There was the abrupt sound of glass shattering, vials knocking to the ground. The same booming voice shouted renewed epithets as the crowd grew only more agitated, and there was a veritable stampede for the door when he brandished a cane and threatened not only to horsewhip the group of them, but to turn them over to the magistrates on charges of public indecency.
Alizeh flattened herself as best she could against the wall, so successful in her aim that when the horde had finally cleared, the shopkeeper almost missed her.
Almost.
“Get out,” he barked, advancing on her. “Get out of my store, out, you heathen—”
“Sir— Please—” Alizeh shrank back. “I’m here only for some salve and bandages. I’d be terribly grateful for your help.”
The shopkeeper froze, the angry expression still etched onto his face. He was a narrow man, tall and wiry, with dark brown skin and coarse black hair, and he very nearly sniffed her. His assessing eyes took in her patched—but clean—jacket, the tidiness of her hair. Finally he took a deep, steadying breath, and stepped away.
“All right, then, what’ll it be?” He moved back around the main counter, staring down at her with large, ink-dark eyes. “Where’s the damage?”
Alizeh clenched her fists, stuffed them in her pockets, and tried to smile. Her mouth was the only part of her face unobscured, and it was as a result a point of focus for most people. The apothecarist, however, seemed determined to stare at her eyes—or, where he thought her eyes might be.
For a moment, Alizeh was unsure what to do.
It was true that, from the outside, Jinn were mostly undetectable. It was in fact their stunning physical resemblance to Clay that had made them the biggest threat, the more difficult to suspect. The Fire Accords had attempted to bring organization to these sorts of problems, but under the veneer of peace there remained always an uneasiness among the people—an ingrained hatred of their kind, of their imagined association with the devil—that was not easily forgotten. Presenting strangers with clear proof of her identity had always inspired in Alizeh a halting fear, for she never knew how they might react.
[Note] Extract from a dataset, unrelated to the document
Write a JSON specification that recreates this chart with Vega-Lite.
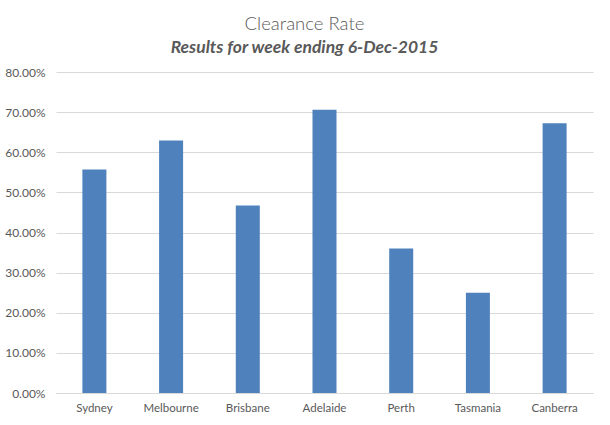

More often than not, people could not hide their contempt; and more often than not, she did not have the energy to face it.
Quietly, she said, “I’ve only a few scrapes on my hands that need tending—and a few blisters. If you’ve fresh bandages and a salve you’d recommend, sir, I’d be most obliged.”
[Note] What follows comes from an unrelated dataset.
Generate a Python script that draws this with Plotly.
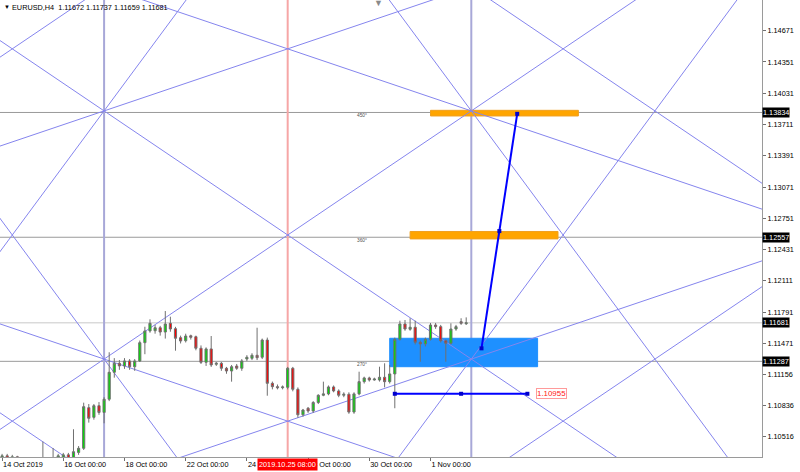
import plotly.graph_objects as go

FONT = "Liberation Sans, Arial, sans-serif"
FS = 7.3

# ---------------- data ----------------
bar_index = list(range(92))
open_ = [1.1025, 1.1032, 1.1026, 1.1031, 1.1022, 1.1015, 1.1006, 1.0998, 1.1015, 1.1028,
         1.1022, 1.1026, 1.1029, 1.1033, 1.1029, 1.10355, 1.10397, 1.10813, 1.10714, 1.10833,
         1.10764, 1.10899, 1.11175, 1.11267, 1.11240, 1.11291, 1.11232, 1.11291, 1.11478, 1.11598,
         1.11600, 1.11631, 1.11587, 1.11676, 1.11621, 1.11529, 1.11498, 1.11549, 1.11539, 1.11421,
         1.11277, 1.11414, 1.11257, 1.11267, 1.11216, 1.11188, 1.11239, 1.11216, 1.11311, 1.11318,
         1.11349, 1.11329, 1.11505, 1.11062, 1.11028, 1.11017, 1.11021, 1.11216, 1.11001, 1.10740,
         1.10807, 1.10779, 1.10866, 1.10940, 1.10954, 1.11025, 1.10984, 1.10940, 1.10950, 1.10768,
         1.10954, 1.11079, 1.11117, 1.11096, 1.11096, 1.11124, 1.11079, 1.11158, 1.11513, 1.11669,
         1.11615, 1.11636, 1.11482, 1.11465, 1.11513, 1.11659, 1.11642, 1.11498, 1.11472, 1.11618,
         1.11693, 1.11672]
high = [1.1034, 1.1034, 1.1033, 1.1032, 1.1030, 1.1022, 1.1012, 1.1020, 1.10465, 1.1030,
        1.1040, 1.1034, 1.1035, 1.1035, 1.10592, 1.1042, 1.10864, 1.10850, 1.1085, 1.1087,
        1.1092, 1.1138, 1.1132, 1.1130, 1.1132, 1.1131, 1.1131, 1.1150, 1.11641, 1.11717,
        1.1166, 1.1165, 1.11802, 1.11744, 1.1164, 1.1155, 1.1157, 1.1156, 1.1155, 1.1145,
        1.1143, 1.11546, 1.1128, 1.1128, 1.1123, 1.1125, 1.1126, 1.1131, 1.1135, 1.1137,
        1.11631, 1.1152, 1.1153, 1.1108, 1.1105, 1.1104, 1.1123, 1.1123, 1.1102, 1.1080,
        1.1082, 1.1088, 1.1095, 1.11079, 1.1104, 1.1104, 1.1100, 1.1097, 1.1097, 1.1097,
        1.11181, 1.1113, 1.1113, 1.1112, 1.11232, 1.11267, 1.11250, 1.1153, 1.11703, 1.11710,
        1.11728, 1.11703, 1.1150, 1.1153, 1.1168, 1.1168, 1.1166, 1.1151, 1.11676, 1.1166,
        1.11728, 1.11737]
low = [1.1018, 1.1020, 1.1019, 1.1012, 1.1010, 1.1001, 1.0993, 1.0994, 1.1010, 1.1012,
       1.1016, 1.1020, 1.1024, 1.1022, 1.1025, 1.1033, 1.1038, 1.1066, 1.1069, 1.1074,
       1.10653, 1.1088, 1.1112, 1.1120, 1.1121, 1.1120, 1.1119, 1.1128, 1.1136, 1.1158,
       1.1157, 1.1155, 1.1152, 1.1159, 1.11396, 1.1147, 1.1148, 1.1151, 1.1140, 1.1126,
       1.1124, 1.1123, 1.1124, 1.1119, 1.1116, 1.11079, 1.1120, 1.1119, 1.1129, 1.1130,
       1.1130, 1.1131, 1.10935, 1.1100, 1.1100, 1.1100, 1.1100, 1.1098, 1.1071, 1.1072,
       1.1076, 1.1076, 1.1085, 1.1093, 1.1094, 1.1097, 1.1092, 1.1092, 1.1075, 1.1075,
       1.1094, 1.1106, 1.1108, 1.1109, 1.1108, 1.11021, 1.1106, 1.10807, 1.1150, 1.1160,
       1.1160, 1.1146, 1.11283, 1.1144, 1.1150, 1.1162, 1.1148, 1.11283, 1.1146, 1.1160,
       1.1166, 1.11659]
close = [1.1032, 1.1026, 1.1031, 1.1022, 1.1015, 1.1006, 1.0998, 1.1015, 1.1028, 1.1022,
         1.1026, 1.1032, 1.1033, 1.1029, 1.10362, 1.10397, 1.10823, 1.10704, 1.10833, 1.10764,
         1.10899, 1.11175, 1.11267, 1.11240, 1.11291, 1.11232, 1.11291, 1.11478, 1.11598, 1.11676,
         1.11631, 1.11587, 1.11669, 1.11618, 1.11523, 1.11495, 1.11546, 1.11533, 1.11421, 1.11277,
         1.11414, 1.11250, 1.11267, 1.11216, 1.11188, 1.11232, 1.11216, 1.11291, 1.11329, 1.11349,
         1.11324, 1.11505, 1.11062, 1.11028, 1.11017, 1.11025, 1.11216, 1.11001, 1.10740, 1.10789,
         1.10779, 1.10866, 1.10940, 1.10954, 1.11025, 1.10984, 1.10940, 1.10950, 1.10768, 1.10954,
         1.11079, 1.11117, 1.11096, 1.11106, 1.11124, 1.11079, 1.11158, 1.11513, 1.11669, 1.11618,
         1.11636, 1.11482, 1.11465, 1.11513, 1.11659, 1.11642, 1.11498, 1.11472, 1.11618, 1.11642,
         1.11676, 1.11681]

title_text = "EURUSD,H4  1.11672 1.11737 1.11659 1.11681"

time_tick_bars = [0, 12, 24, 36, 48, 60, 72, 84]
time_tick_text = ["14 Oct 2019", "16 Oct 00:00", "18 Oct 00:00", "22 Oct 00:00",
                  "24 Oct 00:00", "28 Oct 00:00", "30 Oct 00:00", "1 Nov 00:00"]
price_ticks = [1.14671, 1.14351, 1.14031, 1.13711, 1.13391, 1.13071, 1.12751,
               1.12431, 1.12111, 1.11791, 1.11471, 1.11156, 1.10836, 1.10516]

x_range = [-0.41, 149.0]
y_range = [1.10308, 1.14985]

hline_prices = [1.13834, 1.12557, 1.11287]
hline_labels = ["450°", "360°", "270°"]
hline_label_bar = 71.8
bid_price = 1.11681
marked_prices = [1.13834, 1.12557, 1.11681, 1.11287]

# Gann grid: lines through anchors with slope ratio * price_step per period
gann_period_bars = 36
gann_price_step = 0.0127
gann_anchor_bar = [-16, 20, 20, 20, 20, 20, 20, -16, 92, 92, 128, 128, 92, 128]
gann_anchor_price = [1.1385, 1.1385, 1.1385, 1.1385, 1.1131, 1.1131, 1.1131,
                     1.1131, 1.1385, 1.1385, 1.1385, 1.1385, 1.1131, 1.1131]
gann_ratio = [1, -1, 0.5, 2, -2, -0.5, 1, -1, -0.5, -2, -1, 2, 0.5, 1]
gann_vline_bars = [20, 92]

cursor_bar = 56
cursor_label = "2019.10.25 08:00"
shift_marker_bar = 73.8

blue_rect_bars = [76, 105]
blue_rect_prices = [1.11232, 1.11523]
orange_rect_bars = [[84, 113], [80, 109]]
orange_rect_prices = [[1.13798, 1.13856], [1.12540, 1.12616]]

trend_bars = [94, 101]
trend_prices = [1.1142, 1.1382]
level_bars = [77, 103]
level_price = 1.10955

# ---------------- figure ----------------
fig = go.Figure()
shapes = []

shapes.append(dict(type="rect", xref="x", yref="y", layer="below",
                   x0=blue_rect_bars[0], x1=blue_rect_bars[1],
                   y0=blue_rect_prices[0], y1=blue_rect_prices[1],
                   fillcolor="#1E90FF", line=dict(color="#1E90FF", width=1)))

for p in hline_prices:
    shapes.append(dict(type="line", xref="paper", yref="y", layer="below",
                       x0=0, x1=1, y0=p, y1=p, line=dict(color="#9a9a9a", width=1)))
shapes.append(dict(type="line", xref="paper", yref="y", layer="below",
                   x0=0, x1=1, y0=bid_price, y1=bid_price, line=dict(color="#c8c8c8", width=1)))

for rb, rp in zip(orange_rect_bars, orange_rect_prices):
    shapes.append(dict(type="rect", xref="x", yref="y", layer="below",
                       x0=rb[0], x1=rb[1], y0=rp[0], y1=rp[1],
                       fillcolor="#FFA500", line=dict(color="#F0A020", width=1)))

xa, xb = -20, 170
for ab, ap, r in zip(gann_anchor_bar, gann_anchor_price, gann_ratio):
    k = r * gann_price_step / gann_period_bars
    shapes.append(dict(type="line", xref="x", yref="y", layer="below",
                       x0=xa, x1=xb, y0=ap + k * (xa - ab), y1=ap + k * (xb - ab),
                       line=dict(color="#8585ee", width=1)))
for vb in gann_vline_bars:
    shapes.append(dict(type="line", xref="x", yref="paper", layer="below",
                       x0=vb, x1=vb, y0=0, y1=1, line=dict(color="#a8a8d8", width=2)))
shapes.append(dict(type="line", xref="x", yref="paper", layer="below",
                   x0=cursor_bar, x1=cursor_bar, y0=0, y1=1,
                   line=dict(color="#f6a6a6", width=2)))

fig.add_trace(go.Candlestick(
    x=bar_index, open=open_, high=high, low=low, close=close,
    increasing=dict(fillcolor="#00e000", line=dict(color="#707070", width=1)),
    decreasing=dict(fillcolor="#ff0000", line=dict(color="#707070", width=1)),
    whiskerwidth=0, hoverinfo="skip", showlegend=False))

fig.add_trace(go.Scatter(
    x=[trend_bars[0], (trend_bars[0] + trend_bars[1]) / 2, trend_bars[1]],
    y=[trend_prices[0], (trend_prices[0] + trend_prices[1]) / 2, trend_prices[1]],
    mode="lines+markers", line=dict(color="#0000ff", width=2),
    marker=dict(symbol="square", size=4, color="#0000cc"), showlegend=False, hoverinfo="skip"))
fig.add_trace(go.Scatter(
    x=[level_bars[0], (level_bars[0] + level_bars[1]) / 2, level_bars[1]],
    y=[level_price] * 3,
    mode="lines+markers", line=dict(color="#0000ff", width=2),
    marker=dict(symbol="square", size=4, color="#0000cc"), showlegend=False, hoverinfo="skip"))

annotations = []
annotations.append(dict(xref="paper", yref="paper", x=0.0, y=1.0, xanchor="left", yanchor="top",
                        text="▼", showarrow=False, xshift=2, yshift=-2,
                        font=dict(family=FONT, size=6, color="black")))
annotations.append(dict(xref="paper", yref="paper", x=0.0, y=1.0, xanchor="left", yanchor="top",
                        text=title_text, showarrow=False, xshift=10, yshift=-1,
                        font=dict(family=FONT, size=FS, color="black")))
annotations.append(dict(xref="x", yref="paper", x=shift_marker_bar, y=1.0, xanchor="center",
                        yanchor="top", text="▼", showarrow=False, yshift=4,
                        font=dict(family=FONT, size=9, color="#8a8a8a")))
for p, t in zip(hline_prices, hline_labels):
    annotations.append(dict(xref="x", yref="y", x=hline_label_bar, y=p, xanchor="right",
                            yanchor="top", text=t, showarrow=False, borderpad=0,
                            font=dict(family=FONT, size=4.8, color="#505050")))
for p in marked_prices:
    annotations.append(dict(xref="paper", yref="y", x=1.0, y=p, xanchor="left", yanchor="middle",
                            text=f"{p:.5f}", showarrow=False, bgcolor="black", borderpad=0,
                            font=dict(family=FONT, size=FS, color="white")))
annotations.append(dict(xref="x", yref="paper", x=cursor_bar, y=0, xanchor="center", yanchor="top",
                        text=cursor_label, showarrow=False, bgcolor="#ff0000", borderpad=1,
                        yshift=-1, font=dict(family=FONT, size=FS, color="white")))
annotations.append(dict(xref="x", yref="y", x=level_bars[1] + 1.6, y=level_price,
                        xanchor="left", yanchor="middle", text=f"{level_price:.5f}",
                        showarrow=False, bgcolor="white", bordercolor="#ff9a9a", borderwidth=1,
                        borderpad=0, font=dict(family=FONT, size=FS + 0.6, color="#ff2020")))

fig.update_layout(
    width=800, height=472, autosize=False,
    margin=dict(l=0, r=38, t=0, b=15, autoexpand=False),
    paper_bgcolor="white", plot_bgcolor="white",
    showlegend=False, boxgap=0.4,
    shapes=shapes, annotations=annotations,
    font=dict(family=FONT, size=FS, color="black"),
    xaxis=dict(range=x_range, showgrid=False, zeroline=False, showline=True, mirror=True,
               linecolor="#9a9a9a", linewidth=1, tickvals=time_tick_bars, ticktext=time_tick_text,
               ticks="outside", ticklen=3, tickcolor="#707070", automargin=False,
               ticklabelposition="outside right", rangeslider=dict(visible=False),
               tickfont=dict(family=FONT, size=FS, color="black")),
    yaxis=dict(range=y_range, side="right", showgrid=False, zeroline=False, showline=True,
               mirror=True, linecolor="#9a9a9a", linewidth=1, tickvals=price_ticks,
               ticktext=[f"{v:.5f}" for v in price_ticks], ticks="outside", ticklen=3,
               automargin=False,
               tickcolor="#707070", tickfont=dict(family=FONT, size=FS, color="black")),
)

fig.write_html("out.html", config={"displayModeBar": False},
               post_script="document.body.style.margin='0px';")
The apothecarist made a sound in his mouth, something like a tsk, drummed his fingers on the counter, and turned to study his walls; the long wooden shelves housed stoppered bottles of untold remedies. “And what of your neck, miss? The cut there seems severe.”
Unconsciously, Alizeh touched her fingers to the wound. “I beg—I beg your pardon, sir?”
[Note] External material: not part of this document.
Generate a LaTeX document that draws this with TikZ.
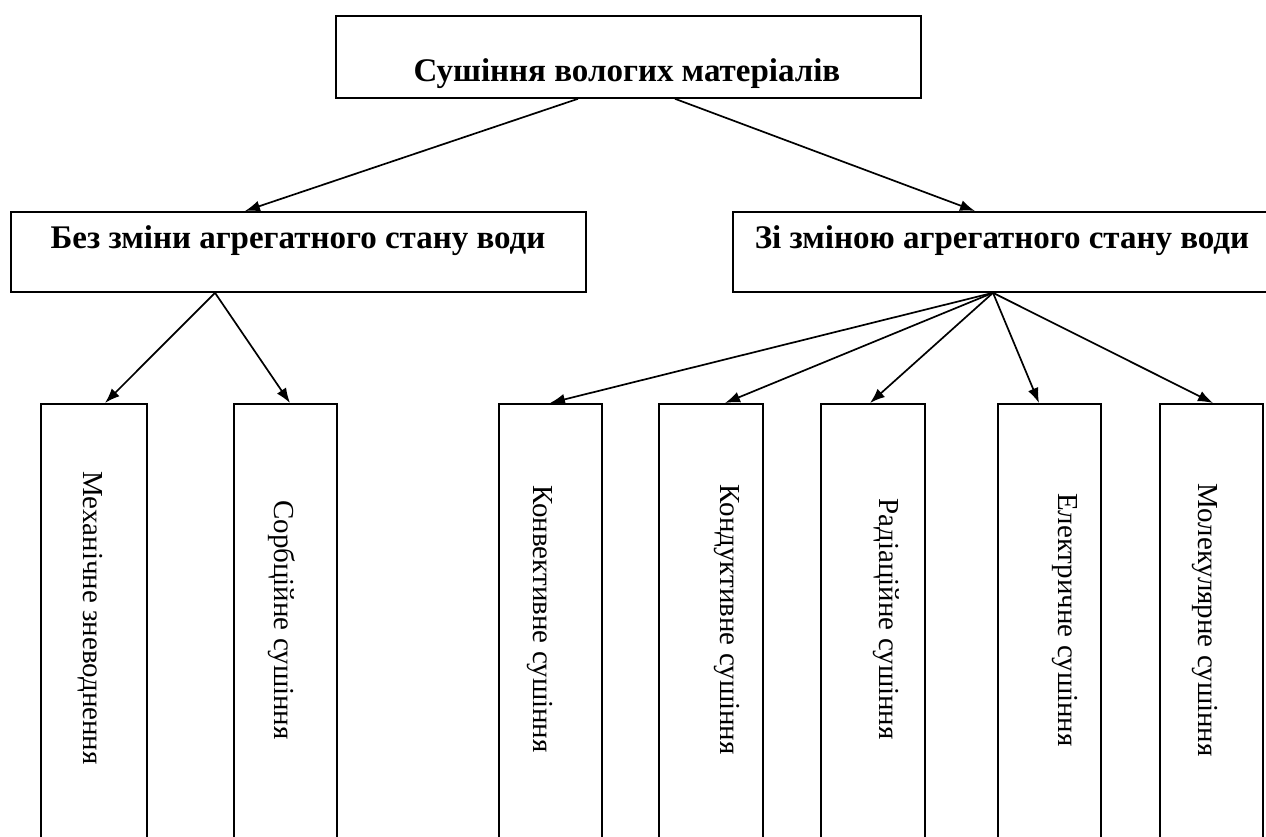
\documentclass[tikz,border=0pt]{standalone}
\usepackage{fontspec}
\setmainfont{Liberation Serif}
\usetikzlibrary{arrows.meta}
\begin{document}
\begin{tikzpicture}[x=1pt,y=-1pt,
  box/.style={draw, line width=1.8pt, inner sep=0pt},
  arr/.style={-{Latex[length=15pt,width=11pt]}, line width=1.7pt},
  headtext/.style={font=\fontsize{33}{38}\selectfont\bfseries, inner sep=0pt},
  vtext/.style={rotate=-90, anchor=east, font=\fontsize{29}{34}\selectfont, inner sep=0pt}]
\clip (0,0) rectangle (1266,836);
\fill[white] (0,0) rectangle (1266,836);
% top
\node[box, anchor=north west, minimum width=585pt, minimum height=82pt] (top) at (335,15) {};
\node[headtext] (toptext) at (627,74) {Сушіння вологих матеріалів};
% middle
\node[box, anchor=north west, minimum width=575pt, minimum height=80pt] (left) at (10,211) {};
\node[headtext] (lefttext) at (298,241) {Без зміни агрегатного стану води};
\node[box, anchor=north west, minimum width=560pt, minimum height=80pt] (right) at (732,211) {};
\node[headtext] (righttext) at (1002,241) {Зі зміною агрегатного стану води};
% bottom boxes
\node[box, anchor=north west, minimum width=106pt, minimum height=500pt] (b1) at (40,403) {};
\node[box, anchor=north west, minimum width=103pt, minimum height=500pt] (b2) at (233,403) {};
\node[box, anchor=north west, minimum width=103pt, minimum height=500pt] (b3) at (498,403) {};
\node[box, anchor=north west, minimum width=104pt, minimum height=500pt] (b4) at (658,403) {};
\node[box, anchor=north west, minimum width=104pt, minimum height=500pt] (b5) at (820,403) {};
\node[box, anchor=north west, minimum width=103pt, minimum height=500pt] (b6) at (997,403) {};
\node[box, anchor=north west, minimum width=103pt, minimum height=500pt] (b7) at (1159,403) {};
% rotated texts
\node[vtext] (t1) at (90,765) {Механічне зневоднення};
\node[vtext] (t2) at (282,740) {Сорбційне сушіння};
\node[vtext] (t3) at (540,753) {Конвективне сушіння};
\node[vtext] (t4) at (727,755) {Кондуктивне сушіння};
\node[vtext] (t5) at (886,740) {Радіаційне сушіння};
\node[vtext] (t6) at (1065,747) {Електричне сушіння};
\node[vtext] (t7) at (1205,757) {Молекулярне сушіння};
% connector anchors
\coordinate (tl) at ([xshift=243pt]top.south west);
\coordinate (tr) at ([xshift=340pt]top.south west);
\coordinate (lr) at ([xshift=205pt]left.south west);
\coordinate (rr) at ([xshift=261pt]right.south west);
% arrows
\draw[arr] (tl) -- ([xshift=235pt]left.north west);
\draw[arr] (tr) -- ([xshift=243pt]right.north west);
\draw[arr] (lr) -- ([xshift=65pt]b1.north west);
\draw[arr] (lr) -- ([xshift=57pt]b2.north west);
\draw[arr] (rr) -- ([xshift=52pt]b3.north west);
\draw[arr] (rr) -- ([xshift=67pt]b4.north west);
\draw[arr] (rr) -- ([xshift=50pt]b5.north west);
\draw[arr] (rr) -- ([xshift=42pt]b6.north west);
\draw[arr] (rr) -- ([xshift=54pt]b7.north west);
\end{tikzpicture}
\end{document}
“You have a laceration at your throat, of which I doubt you’re unaware. You must be feeling the pain at the incision, miss. The wound is likely warm to the touch, and”—he peered closer—“yes, it looks like there’s a bit of swelling. We must get ahead of any major infection.”
Alizeh went suddenly rigid with fear.
The Fesht boy had cut her with a crude, dirty blade. She’d seen it herself, had examined the tool in her own hand; why had she not realized there’d be consequences? Certainly, she’d been unwell and in pain all day, but she’d compartmentalized the sensations, experiencing it all as one large unpleasantness. She’d never had a chance to pinpoint the many discrete origins of her discomfort.
Alizeh squeezed her eyes shut and grabbed at the counter, steadying herself. She could ill afford much of anything these days, but she could least afford to be sick. If she caught a fever—if she could not work—she would be turned out onto the street, where she’d doubtless die in the gutter. It was this cold reality that propelled her actions every day, this larger instinct that demanded she survive.
“Miss?”
Oh, the devil always did know when to pay a visit.
Ten
KAMRAN STOOD IN THE SHADOW of a shuttered storefront, the hood of his cloak whipping in the wind, snapping against his face like the leathery wings of a bat. The snow had softened to rain, and he listened to the drops pop along the awning overhead, watched as they pelted the white drift frosting the streets. Long minutes passed, piles of snow perforating, then dissolving at his feet.